Troubleshooting Common Issues
Here are solutions to a few typical problems gardeners face:
- Pale Color in Fall: If days are getting shorter and cooler, the squash may not reach perfect color. Rely more on the hardness and hollow sound tests.
- Soft Spots at Harvest: This is usually rot. Harvest immediately and cut away the soft spot if it’s small; use the rest quickly. It won’t store.
- Very Short Stem: If the stem breaks off short, just make sure the “wound” is clean. Use that squash first, as it’s more suseptible to rot.
FAQ: Your Spaghetti Squash Questions Answered
Can you pick a spaghetti squash too early?
Yes, and it’s a common mistake. An underripe squash will have pale skin, soft rind, and bland, watery flesh that doesn’t separate into proper strands.
Can you leave spaghetti squash on the vine too long?
You can. Overly mature squash may develop a fibrous texture. If left too long, especially in wet weather, they can crack or start to rot on the bottom.
How long does it take for spaghetti squash to ripen?
From flowering, spaghetti squash typically takes 90 to 100 days to reach full maturity. Always use the visual and physical tests, not just the calendar.
What if my squash is still green?
A mostly green squash is not ripe. Leave it on the vine unless frost forces your hand. It may continue to change color slightly after harvest but won’t sweeten much.
How do you know when spaghetti squash is ripe inside?
The external signs are your best bet. Once cut, ripe flesh is a deep yellow and will easily separate into long, spaghetti-like strands when cooked.

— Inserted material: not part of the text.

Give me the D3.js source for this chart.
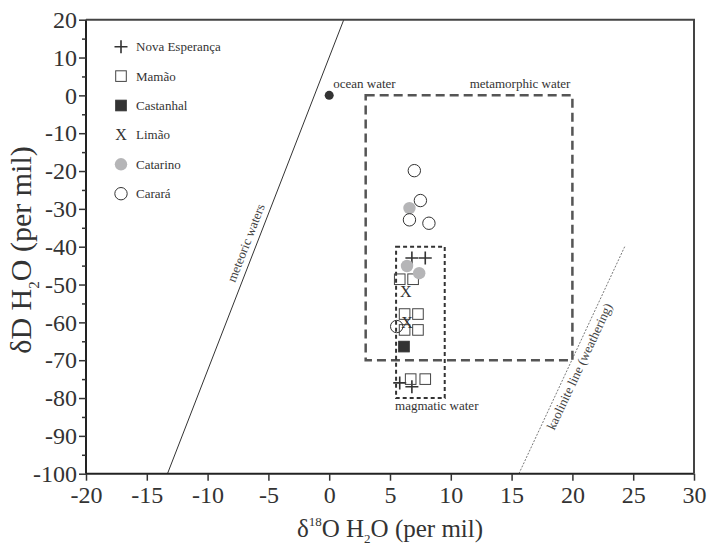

Harvesting your spaghetti squash at the perfect moment is deeply satisfying. By following these clear, step-by-step signs, you’ll fill your storage with squash that cooks up perfectly everytime. Remember the golden rule: when in doubt, give it a few more days on the vine and test again. Your patience will be rewarded with the best flavor and texture from your garden.